Joseph Balash, Interior’s assistant secretary for land and mineral management, said last month that the first lease sale could be as soon as next year, the Anchorage Daily News reported.
A draft environmental review, a final review, lease sales and applications to drill would be needed before any drilling, with the potential for lawsuits high at many of those steps.
ANWR drilling opponents accused the Trump administration of rushing the process toward drilling and pledged to fight the administration at every step.
“It is shameful that on the anniversary of our nation’s worst environmental disaster, the Trump administration announces plans to open pristine wild lands to more destructive oil drilling,” Jamie Rappaport Clark, president of Defenders of Wildlife, said in a statement, referring to Friday’s eighth anniversary of the BP Deepwater Horizon explosion. That explosion started an 87-day oil spill in the Gulf of Mexico.
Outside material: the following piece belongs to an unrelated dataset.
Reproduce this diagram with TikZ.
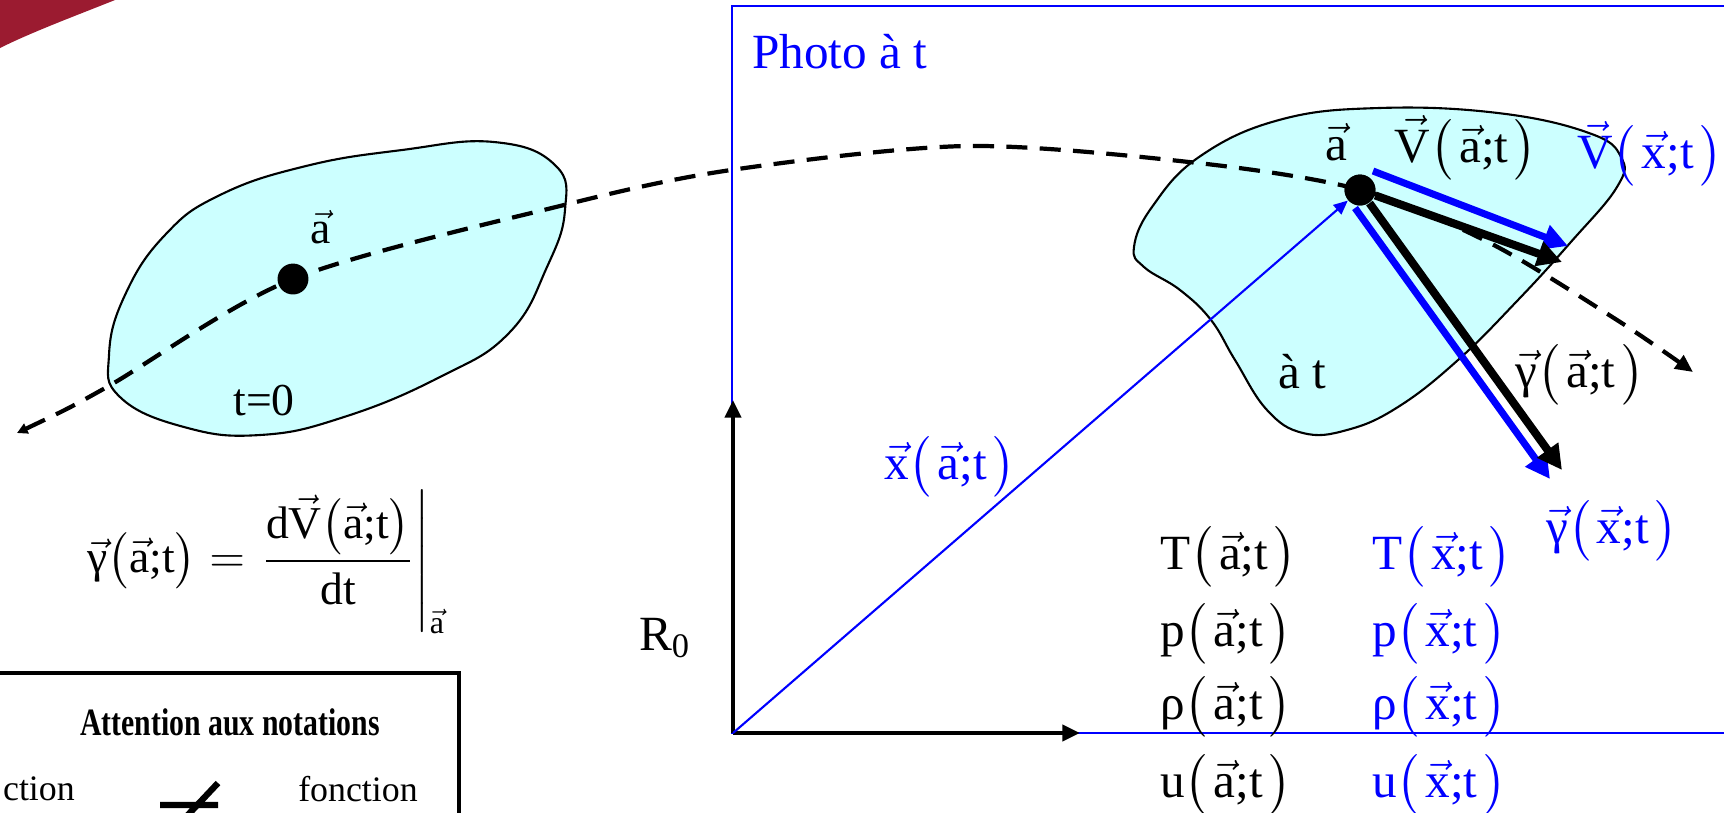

“The Trump administration’s reckless dash to expedite drilling and destroy the Arctic National Wildlife Refuge will only hasten a trip to the courthouse. We will not stand by and watch them desecrate this fragile landscape,” she said.
“The Trump administration’s headlong rush to drill America’s last great wilderness is reckless and wrong,” said Matt Lee-Ashley, a senior fellow at the Center for American Progress.
“The administration’s short cuts toward a sell-out of the Arctic Refuge are legally risky and are sure to add another stain to [Interior] Secretary [Ryan] Zinke’s shameful anti-conservation record.”
The coastal plain holds as much as 11.8 billion barrels of recoverable oil, according to federal estimates. It has long been a priority of Alaska leaders to open the area to drilling.
But Democrats and conservationists have fought back. The coastal plain area hosts major populations of caribou, polar bears, waterbird species and seals, which conservationists say would be threatened by drilling activity.